Assises de l'eau : peut mieux faire, dit Amorce
Par ailleurs Amorce a déjà pointé son nez sur des sujets aussi sensibles que le transfert aux communautés de communes des compétences eau et assainissement et la loi relative à sa mise en oeuvre promulguée cet été (voir notre article du 27 août). Elle partage aussi une vision critique des mesures annoncées à l’issue de la première phase des Assises de l’eau. L’expérimentation par les collectivités volontaires d’un chèque-eau pour les ménages précaires, à l'image de ce qui existe dans l’énergie (mesure 17) ? "C’est un dispositif curatif qui ne traite pas les vraies causes du problème. Il ne suffit pas, des dispositifs complémentaires sont nécessaires", estime Amorce. Les nouveaux financements proposés aux collectivités pour moderniser leurs réseaux ? "Ils ne sont pas à proprement parler nouveaux, ces financements existent mais sont relativement peu utilisés. En fait, il s’agit plus d’une redistribution des financements apportés par les agences de l’eau". Et la nouvelle redevance de solidarité entre villes et territoires ruraux remplaçant celle de modernisation des réseaux ? "Elle reste floue et ne donne aucune garantie sur les évolutions à attendre". Amorce veut néanmoins être associée étroitement aux travaux portant sur cette redevance et soutient par ailleurs l’idée de mieux mobiliser les fonds européens (voir notre article dans l’édition du 6 juin 2018), "tout en restant attentif à ce qu’un accompagnement administratif fort soit apporté aux collectivités dans le montage et le suivi de ces dossiers de subventions qui sont très lourds administrativement".
Chaleur renouvelable : le constat fait froid dans le dos
Amorce vient en outre de relancer son club de la chaleur renouvelable pour tirer plus efficacement le signal d’alarme sur ce secteur. L’instance réunit tous les acteurs du secteur. D’une voix commune, ils s’apprêtent à alerter dans un courrier le Premier ministre sur le complet décrochage de cette filière "qui se développe à un rythme très éloigné des objectifs fixés par la loi de transition énergétique (LTECV)". Les réseaux de chaleur, ces mal-aimés de la transition énergétique, se développent selon Nicolas Garnier "trois fois moins vite qu’il le faudrait pour être dans les clous de la trajectoire prévue". Les raisons sont connues : dispositifs de soutien sous-dimensionnés et stagnation du fonds Chaleur, attractivité insuffisante et déficit de notoriété, etc. (voir notre article dans l’édition du 15 décembre 2017). Résultat, "la moitié des projets de chaleur renouvelable n’aboutissent pas", déplore-t-il.

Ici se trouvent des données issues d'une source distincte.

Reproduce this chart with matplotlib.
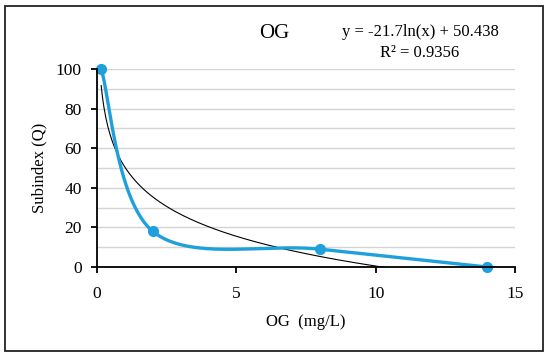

Concernant la rénovation énergétique, l’association dresse comme d’autres le constat d’un enjeu passé sous silence dans le cadre des débats parlementaires sur le projet de loi Elan. L’examen de son titre IV consacré à l’amélioration du cadre de vie comportait un court chapitre avec quelques mesures ciblées sur les politiques d’économies d’énergie dans les bâtiments à usage d’habitation et tertiaires (voir notre décryptage). Mais presque rien sur la précarité énergétique. Pour avancer, Amorce défend l’idée, soumise à la direction générale de l'aménagement, du logement et de la nature (DGALN), de création d’une commission dédiée au niveau national, baptisée "commission - 15" en référence à l'objectif fixé par la LTECV de réduire de 15% la précarité énergétique d'ici 2020. Elle réunirait plusieurs ministères (Cohésion des territoires, Transition écologique et solidaire), des professionnels, des bailleurs et des associations. "Nous défendons également un modèle de politiques territoriales de résorption de la précarité énergétique, avec des stratégies pour coordonner les actions existantes, la mise en place d’une instance de suivi et de concertation sur le sujet, et travaillons au lancement d’un programme de certificats d’économie d’énergie pour financer ce type de politiques", conclut l’association.